まだ捕まっていない、いつ、どこで、誰を襲うかわからない。その点で連日クマ出没の報道を我々が追ってしまう気持ちも理解できる一方、クマ出没に限らず、いま世界中で多くの人の命が脅かされる事件や争いは起きている。ウクライナ戦争やガザ地区などの問題もそうかもしれない。

ところが、多くの人は遠く離れた海外の危機より、クマ出没の報道に関心を向けてしまう傾向にある。その理由は?

「理由は明白です。前述したように、人間は心理的な距離によって情報の重要度を測る傾向にあるからです。人間は遠くの複雑な情報よりも、被害が目前に迫り、生きるか死ぬかの判断が迫られる情報に、より強く関心が向きがちであることがわかっています。

また、ここ数ヶ月で笛やスプレーなど、クマ対策商品の売上が急増しているという報道があります。クマへの恐怖が『対策グッズを買っておけば安心できる』という具体的な自己防衛行動へと変換されたのです」

さらに遠藤氏は、クマの出没は4~5年前に起きたある現象にも似ているという。

「集団的な危機的認知の表れという意味では、2020年代前半に世界中の人が経験した新型コロナウイルスの脅威に対する集団心理と構造がよく似ています。情報が飛び交うが、具体的な対策はまだ確立されていない。さらに、クマも出没するまでは見えない存在という意味ではウイルスに似ています」

たしかに、クマもコロナも、被害に遭う人に必然性はなく、存在は被害に遭う直前までは見えないものだ。

極めて理不尽な存在という意味では一致しているのかもしれない。

「相次ぐクマの被害に対して、行政の対策が進展しないまま続けば、この悲しく、理不尽な事件は繰り返し起き続けます。

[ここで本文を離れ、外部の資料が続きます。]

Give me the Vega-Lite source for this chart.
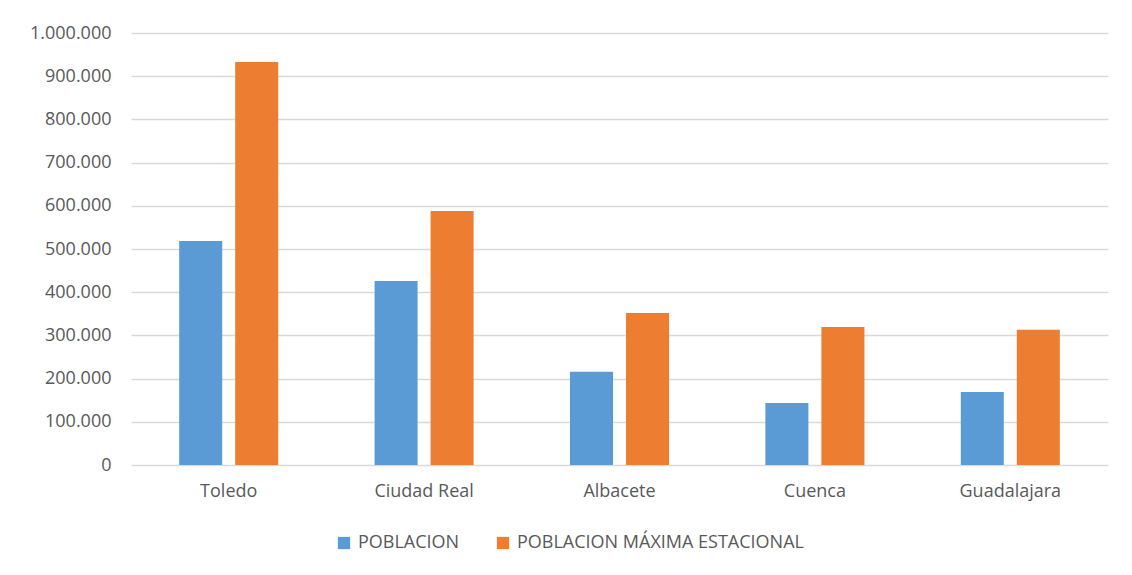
{
  "$schema": "https://vega.github.io/schema/vega-lite/v6.json",
  "autosize": {"type": "none"},
  "width": 977,
  "height": 432,
  "padding": {"left": 131, "top": 33, "right": 24, "bottom": 110},
  "background": "white",
  "config": {
    "locale": {"number": {"decimal": ",", "thousands": ".", "grouping": [3], "currency": ["", " €"]}},
    "view": {"stroke": null},
    "font": "Open Sans"
  },
  "data": {
    "values": [
      {"provincia": "Toledo", "serie": "POBLACION", "valor": 518500},
      {"provincia": "Toledo", "serie": "POBLACION MÁXIMA ESTACIONAL", "valor": 932800},
      {"provincia": "Ciudad Real", "serie": "POBLACION", "valor": 426000},
      {"provincia": "Ciudad Real", "serie": "POBLACION MÁXIMA ESTACIONAL", "valor": 588000},
      {"provincia": "Albacete", "serie": "POBLACION", "valor": 216000},
      {"provincia": "Albacete", "serie": "POBLACION MÁXIMA ESTACIONAL", "valor": 352000},
      {"provincia": "Cuenca", "serie": "POBLACION", "valor": 143500},
      {"provincia": "Cuenca", "serie": "POBLACION MÁXIMA ESTACIONAL", "valor": 319500},
      {"provincia": "Guadalajara", "serie": "POBLACION", "valor": 169000},
      {"provincia": "Guadalajara", "serie": "POBLACION MÁXIMA ESTACIONAL", "valor": 313000}
    ]
  },
  "mark": {"type": "bar"},
  "encoding": {
    "x": {
      "field": "provincia", "type": "nominal", "sort": null,
      "scale": {"paddingInner": 0, "paddingOuter": 0},
      "axis": {"title": null, "labelAngle": 0, "ticks": false, "domain": false, "labelPadding": 17, "labelFontSize": 18, "labelColor": "#595959"}
    },
    "xOffset": {
      "field": "serie", "type": "nominal", "sort": null,
      "scale": {"paddingInner": 0.232, "paddingOuter": 0.86}
    },
    "y": {
      "field": "valor", "type": "quantitative",
      "scale": {"domain": [0, 1000000], "nice": false},
      "axis": {"title": null, "values": [0, 100000, 200000, 300000, 400000, 500000, 600000, 700000, 800000, 900000, 1000000], "format": ",d", "ticks": false, "domain": false, "labelPadding": 20, "labelFontSize": 18, "labelColor": "#595959", "gridColor": "#d9d9d9", "gridWidth": 1.3}
    },
    "color": {
      "field": "serie", "type": "nominal", "sort": null,
      "scale": {"range": ["#5B9BD5", "#ED7D31"]},
      "legend": {"title": null, "orient": "none", "legendX": 204, "legendY": 501, "direction": "horizontal", "symbolType": "square", "symbolSize": 150, "symbolStrokeWidth": 0, "labelFontSize": 18, "labelColor": "#595959", "labelLimit": 0, "columnPadding": 34, "labelOffset": 5}
    }
  }
}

これ以上、国民の尊い命が奪われる悲劇が起きないよう、国全体で早急かつ抜本的な対策を進めることを、一人の学者として、また一人の日本人として、私は切に願います」

集団心理のメカニズムが理解できても、連日被害者が出ていることに変わりはない。

抜本的な解決策がない以上、新型コロナウィルスのように”自衛”するしか我々に残された対策はないのだろうか。